O caso de O Ano do Dragão, de 1985, é interessante para analisar a obra de Cimino em sua totalidade. Se toda a filmografia do Michael Cimino busca transformar em imagem o sentimento de completude, de apogeu da vida humana, é em O Ano do Dragão que Cimino traz um personagem que coloca tudo que importa de lado para se dedicar exclusivamente ao profissional, ao sistema onde está inserido. Stanley White (Mickey Rourke) basicamente vive para exercer sua função de “xerife”; é um policial recém-chegado a Chinatown declara guerra à mafia e deseja transformar o lugar em um ambiente livre de corrupção e violência.
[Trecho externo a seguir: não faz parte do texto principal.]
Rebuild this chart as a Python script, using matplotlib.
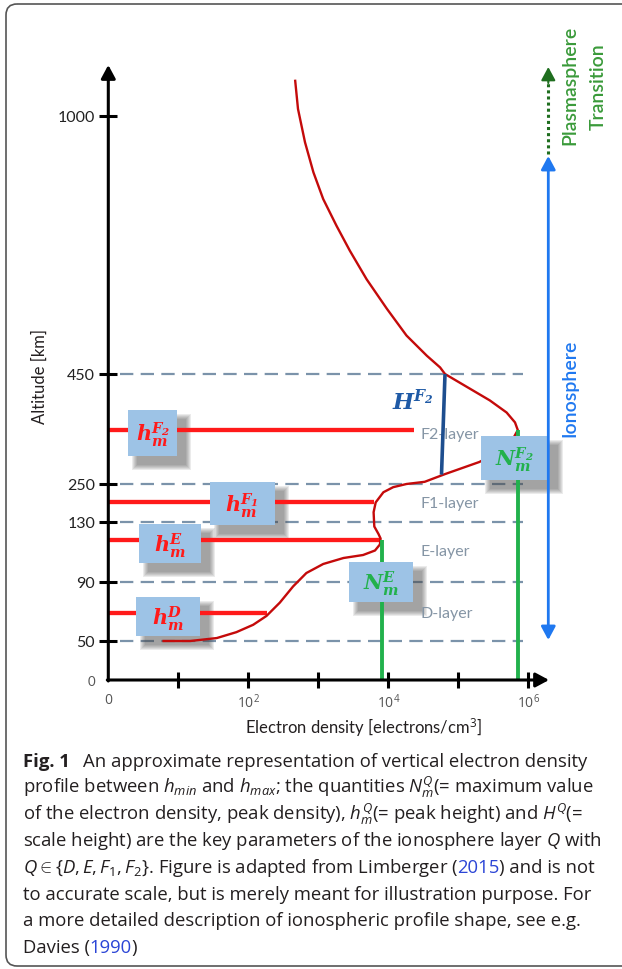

É essa característica de Stanley que torna o final de O Ano do Dragão tão trágico. O filme começa e termina com o funeral de um líder da máfia de Chinatown. Mesmo com todos os esforços de White para combater o mundo do crime, esse cosmo é muito maior do que ele e seus feitos individuais – algo reforçado pelas constantes invasões de violência externa em ambientes internos, como quando um jantar entre o protagonista e a repórter Tracy (Adriane) é interrompido por um tiroteio. A engrenagem continua girando e tudo permanece exatamente como está, mudando apenas algumas peças. O trabalho de Stanley até pode ser capaz de derrubar um criminoso importante, mas Cimino sempre reitera que esse criminoso é apenas uma peça em um jogo muito maior e complexo, que não parece jamais estar ao alcance de um único policial e talvez nem ao alcance de toda a força policial, já que é um sistema que se retroalimenta por características essenciais ao ser humano – um cenário típico do cinema noir, vale dizer.
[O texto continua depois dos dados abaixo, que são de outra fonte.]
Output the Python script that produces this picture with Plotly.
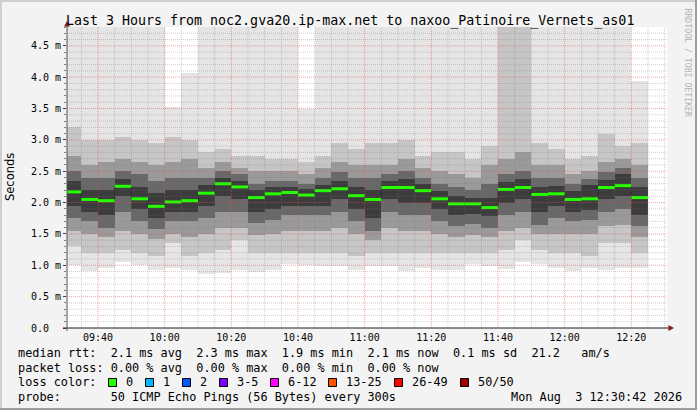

No trajeto de sua cruzada, Stanley perde tudo. Perde sua esposa – assassinada em uma dessas invasões espaciais do filme, quando capangas da máfia entram na casa do protagonista para matar ele e Connie –, perde os amigos, perde o emprego. O único ombro que sobra para ele é o da repórter chinesa por quem se apaixonou. Aliás, sobre a repórter, é bem nítido como o Cimino aborda, esteticamente, os encontros dela com Stanley de forma bem diferente do restante do filme. O Ano do Dragão é quase sempre sujo, violento, vil, mas os encontros do “casal” são cheios de doçura, de afeto, mesmo que esse sentimento seja, de certa forma, acidental. Stanley sequer concebe que está diante de algo especial, já que sua jornada o aliena desses momentos.
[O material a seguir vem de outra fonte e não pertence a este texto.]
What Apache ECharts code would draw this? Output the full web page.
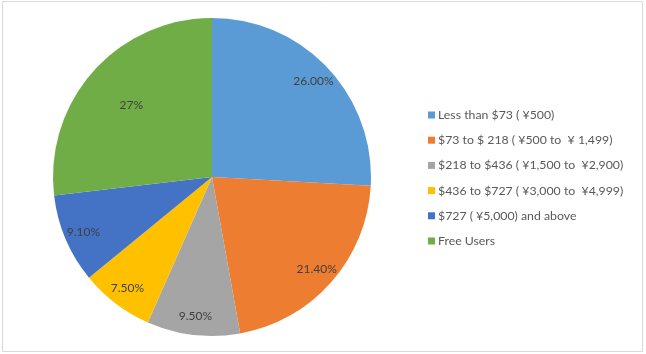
<!DOCTYPE html>
<html><head><meta charset="utf-8">
<script src="https://cdn.jsdelivr.net/npm/echarts@6/dist/echarts.min.js"></script>
<style>html,body{margin:0;padding:0;background:#fff}#c{width:646px;height:354px}</style>
</head><body><div id="c"></div>
<script>
const categories = ['Less than $73 ( ¥500)', '$73 to $ 218 ( ¥500 to  ¥ 1,499)', '$218 to $436 ( ¥1,500 to  ¥2,900)', '$436 to $727 ( ¥3,000 to  ¥4,999)', '$727 ( ¥5,000) and above', 'Free Users'];
const values = [26.0, 21.4, 9.5, 7.5, 9.1, 27];
const labels = ['26.00%', '21.40%', '9.50%', '7.50%', '9.10%', '27%'];
const colors = ['#5B9BD5', '#ED7D31', '#A5A5A5', '#FFC000', '#4472C4', '#70AD47'];

const chart = echarts.init(document.getElementById('c'));
const R = 159;
const center = [212, 177];
const font = 'Lato, "Open Sans", sans-serif';
const baseData = categories.map((c, i) => ({name: c, value: values[i], itemStyle: {color: colors[i]}}));
function labelSeries(radiusFrac, showIdx) {
  return {
    type: 'pie', center: center, radius: [0, R * radiusFrac * 2], startAngle: 90, clockwise: true,
    silent: true, legendHoverLink: false, animation: false,
    itemStyle: {color: 'rgba(0,0,0,0)', borderWidth: 0},
    emphasis: {disabled: true},
    labelLine: {show: false},
    data: categories.map((c, i) => ({
      name: c, value: values[i],
      itemStyle: {color: 'rgba(0,0,0,0)'},
      label: {show: showIdx.includes(i), position: 'inside', formatter: labels[i], color: '#404040', fontSize: 12, fontFamily: font}
    }))
  };
}
chart.setOption({
  animation: false,
  graphic: [{type: 'rect', shape: {x: 2.5, y: 1.5, width: 640, height: 350}, style: {fill: 'none', stroke: '#d9d9d9', lineWidth: 1}, silent: true}],
  legend: {
    orient: 'vertical', left: 423, top: 104, itemWidth: 7, itemHeight: 7, itemGap: 13.2, icon: 'rect',
    data: categories,
    textStyle: {color: '#595959', fontSize: 12.3, fontFamily: font, padding: [0, 0, 0, -2]}
  },
  series: [
    {
      type: 'pie', center: center, radius: [0, R], startAngle: 90, clockwise: true,
      label: {show: false}, labelLine: {show: false}, silent: true,
      itemStyle: {borderWidth: 0},
      data: baseData
    },
    labelSeries(0.86, [0, 1, 2, 3, 4]),
    labelSeries(0.66, [5])
  ]
});
</script></body></html>
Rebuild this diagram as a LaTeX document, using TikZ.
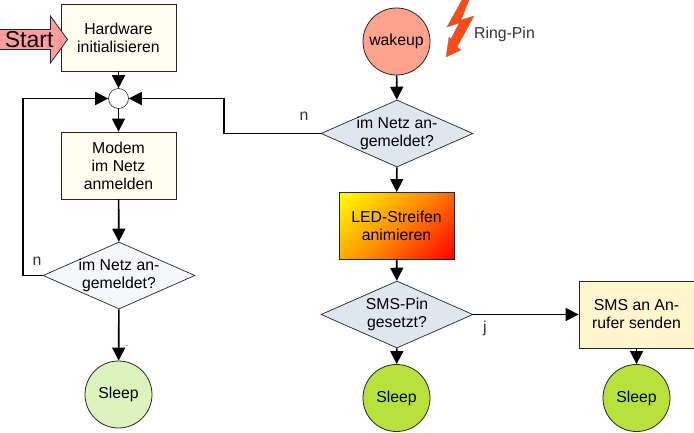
\documentclass[tikz,border=0pt]{standalone}
\usepackage{fontspec}
\setmainfont{Liberation Sans}
\usetikzlibrary{arrows.meta,positioning,calc,shapes.geometric,shapes.arrows}

\definecolor{boxyellow}{HTML}{FFFDF0}
\definecolor{smsyellow}{HTML}{FFF5CE}
\definecolor{diagrey}{HTML}{F6F7FA}
\definecolor{diablue}{HTML}{DEE6EF}
\definecolor{sleeppale}{HTML}{DDF3BE}
\definecolor{sleepgreen}{HTML}{B9E13C}
\definecolor{wakered}{HTML}{FFA38F}
\definecolor{startred}{HTML}{FF9C9C}
\definecolor{flashred}{HTML}{FF4A12}
\definecolor{ledmid}{HTML}{FF8C00}
\pgfdeclareverticalshading{ledgrad}{100bp}{color(0bp)=(red); color(15bp)=(red); color(50bp)=(ledmid); color(85bp)=(yellow); color(100bp)=(yellow)}

\tikzset{
  flowbox/.style={draw=black!85, line width=0.8pt, minimum width=115pt, minimum height=67pt,
    align=center, inner sep=0pt, fill=boxyellow, font=\fontsize{15.8}{18}\selectfont},
  flowdia/.style={diamond, draw=black!85, line width=0.7pt, minimum width=152pt, minimum height=67pt,
    aspect=2.28, align=center, inner sep=-6pt, fill=diablue, font=\fontsize{15.8}{18}\selectfont},
  flowsleep/.style={circle, draw=black!85, line width=0.8pt, minimum size=67pt,
    inner sep=0pt, fill=sleepgreen, font=\fontsize{15.8}{18}\selectfont},
  flowlabel/.style={inner sep=0pt, font=\fontsize{15.8}{18}\selectfont, text=black!80},
  flowline/.style={line width=1.6pt, -{Triangle[length=13pt,width=13pt]}},
}

\begin{document}
\begin{tikzpicture}[x=1pt,y=-1pt]
    \useasboundingbox (0,0) rectangle (694,432);

    % left column
    \node[flowbox] (hardware) at (118.5,37.5) {Hardware\\initialisieren};
    \node[single arrow, draw=black!85, line width=0.8pt, fill=startred, single arrow head extend=11.5pt,
      single arrow tip angle=108, minimum height=68pt, minimum width=47pt, inner sep=0pt, anchor=tip,
      font=\fontsize{23}{25}\selectfont] (start) at (68,39.5) {\makebox[48pt][l]{\hspace{-1pt}Start}};
    \node[circle, draw=black!85, line width=0.6pt, fill=white, minimum size=20pt, inner sep=0pt] (join) at (118.5,98.5) {};
    \node[flowbox] (modem) at (118.5,165.5) {Modem\\im Netz\\anmelden};
    \node[flowdia, fill=diagrey] (netzleft) at (119,275.5) {im Netz an-\\gemeldet?};
    \node[flowsleep, fill=sleeppale] (sleepleft) at (118.5,394.5) {Sleep};
    \coordinate (loopleft) at (23,275.5);
    \node[flowlabel] (nleft) at (37,261) {n};
    \node[inner sep=0pt, font=\fontsize{8}{8}\selectfont] (dot) at (127,346) {.};

    % right column
    \node[flowsleep, fill=wakered] (wakeup) at (396.5,41.5) {wakeup};
    \node[flowdia] (netzright) at (397,133.5) {im Netz an-\\gemeldet?};
    \node[flowbox, shading=ledgrad, shading angle=45] (led) at (396.5,226) {LED-Streifen\\animieren};
    \node[flowdia] (pin) at (397,314.5) {SMS-Pin\\gesetzt?};
    \node[flowsleep] (sleepmid) at (396.5,398) {Sleep};
    \node[flowbox, fill=smsyellow] (sms) at (636.5,314.5) {SMS an An-\\rufer senden};
    \node[flowsleep] (sleepright) at (636.5,398) {Sleep};
    \node[flowlabel] (nright) at (304,116) {n};
    \node[flowlabel] (jlabel) at (485,328) {j};
    \node[flowlabel] (ringpin) at (504.5,34) {Ring-Pin};
    \coordinate (loopright) at (224,133.5);

    % lightning
    \draw[draw=black!50, line width=0.4pt, fill=flashred] (462,0) -- (447,27) -- (459,23) -- (451,39) -- (449,37)
      -- (446,57) -- (461,50) -- (457,47) -- (474,16) -- (461,20) -- (469,0) -- cycle;

    % connections
    \draw[flowline] (hardware) -- (join);
    \draw[flowline] (join) -- (modem);
    \draw[flowline] (modem) -- (netzleft);
    \draw[flowline] (netzleft) -- (sleepleft);
    \draw[flowline] (netzleft.west) -- (loopleft) |- (join);
    \draw[flowline] (netzright.west) -- (loopright) |- (join);
    \draw[flowline] (wakeup) -- (netzright);
    \draw[flowline] (netzright) -- (led);
    \draw[flowline] (led) -- (pin);
    \draw[flowline] (pin) -- (sleepmid);
    \draw[flowline] (pin) -- (sms);
    \draw[flowline] (sms) -- (sleepright);
\end{tikzpicture}
\end{document}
Stanley White não consegue sequer entender o que está perdendo até o momento em que finalmente percebe que todo seu esforço foi em vão e a máfia vai continuar existindo, exatamente como já existia na primeira cena do filme. Stanley continua sendo aquele sujeito falho, cheio de defeitos, buscando uma perfeição que não existe em lugar nenhum além de justamente no amor que desenvolve por Tracy. “Eu estou perseguindo algo que não existe. Eu deveria parar. Jesus, eu estou tão cansado”, diz o protagonista em um momento do filme.

O personagem de Mickey Rourke busca o equilíbrio impossível, a perfeição em um mundo essencialmente imperfeito, sem notar que, acidentalmente, esbarra vez ou outra em momentos lúdicos e puramente poéticos pelo caminho. Se a tragédia do fim de Era Uma Vez na América é o fato de David (Robert De Niro) só poder acessar momentos inesquecíveis de sua vida por meio da abstração da realidade, a do fim de O Ano do Dragão é Stanley não enxergar quando esbarra nos grandes momentos de sua vida no meio de sua luta pelo conserto de um mundo essencialmente falho. O Ano do Dragão é um exemplar absoluto das ideias da obra de Michael Cimino, é um filme perfeito sobre a incorrigível imperfeição do mundo.